▽

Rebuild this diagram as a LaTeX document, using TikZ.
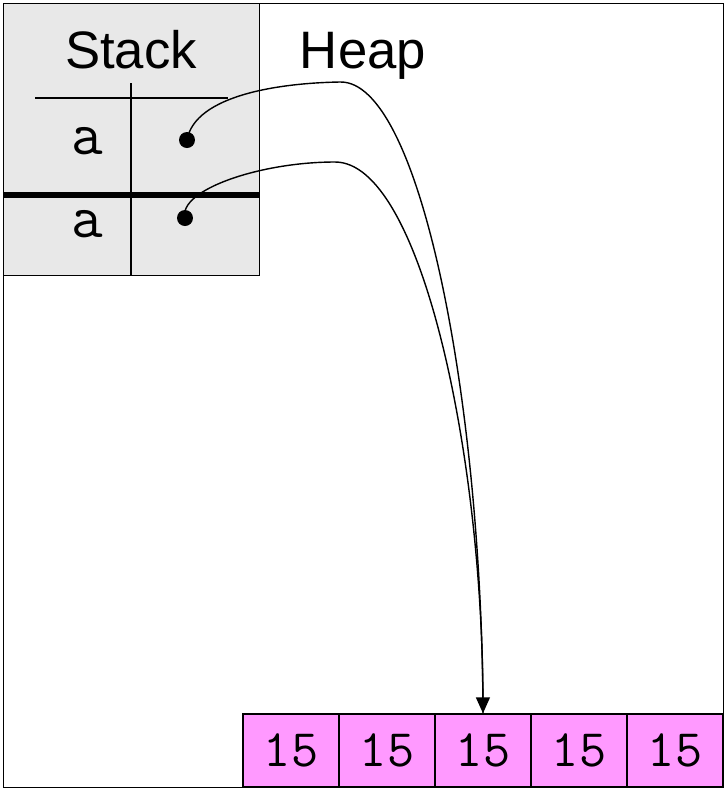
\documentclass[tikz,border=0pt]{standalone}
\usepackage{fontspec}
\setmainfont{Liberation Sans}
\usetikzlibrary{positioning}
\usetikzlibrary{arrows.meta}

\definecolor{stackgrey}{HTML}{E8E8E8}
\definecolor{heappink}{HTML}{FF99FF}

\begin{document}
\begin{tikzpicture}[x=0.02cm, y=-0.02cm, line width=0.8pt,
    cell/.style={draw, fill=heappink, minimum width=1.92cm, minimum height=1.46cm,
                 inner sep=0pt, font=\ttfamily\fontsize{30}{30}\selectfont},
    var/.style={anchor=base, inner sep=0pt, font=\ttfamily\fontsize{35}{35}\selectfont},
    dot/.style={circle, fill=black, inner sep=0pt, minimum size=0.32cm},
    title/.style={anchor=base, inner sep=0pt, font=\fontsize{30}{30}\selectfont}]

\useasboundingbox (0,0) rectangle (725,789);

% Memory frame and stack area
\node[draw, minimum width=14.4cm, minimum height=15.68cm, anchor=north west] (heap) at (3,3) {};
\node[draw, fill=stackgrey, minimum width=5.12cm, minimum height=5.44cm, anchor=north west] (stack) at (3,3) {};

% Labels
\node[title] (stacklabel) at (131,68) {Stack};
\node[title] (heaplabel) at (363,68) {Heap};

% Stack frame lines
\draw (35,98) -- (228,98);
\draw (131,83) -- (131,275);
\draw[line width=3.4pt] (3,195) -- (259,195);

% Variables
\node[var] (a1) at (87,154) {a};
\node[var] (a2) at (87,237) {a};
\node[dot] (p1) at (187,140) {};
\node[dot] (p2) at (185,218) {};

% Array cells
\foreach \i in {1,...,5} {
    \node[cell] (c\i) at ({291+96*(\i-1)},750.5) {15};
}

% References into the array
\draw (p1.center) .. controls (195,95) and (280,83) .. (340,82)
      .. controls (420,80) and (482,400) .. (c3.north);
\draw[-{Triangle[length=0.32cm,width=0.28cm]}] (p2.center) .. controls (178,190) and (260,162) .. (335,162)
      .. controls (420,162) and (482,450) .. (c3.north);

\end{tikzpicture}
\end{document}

△

Every line above should be returned word for word, with the pictures left behind.

FULL ANSWER:
Rebuild this diagram as a LaTeX document, using TikZ.
\documentclass[tikz,border=0pt]{standalone}
\usepackage{fontspec}
\setmainfont{Liberation Sans}
\usetikzlibrary{positioning}
\usetikzlibrary{arrows.meta}

\definecolor{stackgrey}{HTML}{E8E8E8}
\definecolor{heappink}{HTML}{FF99FF}

\begin{document}
\begin{tikzpicture}[x=0.02cm, y=-0.02cm, line width=0.8pt,
    cell/.style={draw, fill=heappink, minimum width=1.92cm, minimum height=1.46cm,
                 inner sep=0pt, font=\ttfamily\fontsize{30}{30}\selectfont},
    var/.style={anchor=base, inner sep=0pt, font=\ttfamily\fontsize{35}{35}\selectfont},
    dot/.style={circle, fill=black, inner sep=0pt, minimum size=0.32cm},
    title/.style={anchor=base, inner sep=0pt, font=\fontsize{30}{30}\selectfont}]

\useasboundingbox (0,0) rectangle (725,789);

% Memory frame and stack area
\node[draw, minimum width=14.4cm, minimum height=15.68cm, anchor=north west] (heap) at (3,3) {};
\node[draw, fill=stackgrey, minimum width=5.12cm, minimum height=5.44cm, anchor=north west] (stack) at (3,3) {};

% Labels
\node[title] (stacklabel) at (131,68) {Stack};
\node[title] (heaplabel) at (363,68) {Heap};

% Stack frame lines
\draw (35,98) -- (228,98);
\draw (131,83) -- (131,275);
\draw[line width=3.4pt] (3,195) -- (259,195);

% Variables
\node[var] (a1) at (87,154) {a};
\node[var] (a2) at (87,237) {a};
\node[dot] (p1) at (187,140) {};
\node[dot] (p2) at (185,218) {};

% Array cells
\foreach \i in {1,...,5} {
    \node[cell] (c\i) at ({291+96*(\i-1)},750.5) {15};
}

% References into the array
\draw (p1.center) .. controls (195,95) and (280,83) .. (340,82)
      .. controls (420,80) and (482,400) .. (c3.north);
\draw[-{Triangle[length=0.32cm,width=0.28cm]}] (p2.center) .. controls (178,190) and (260,162) .. (335,162)
      .. controls (420,162) and (482,450) .. (c3.north);

\end{tikzpicture}
\end{document}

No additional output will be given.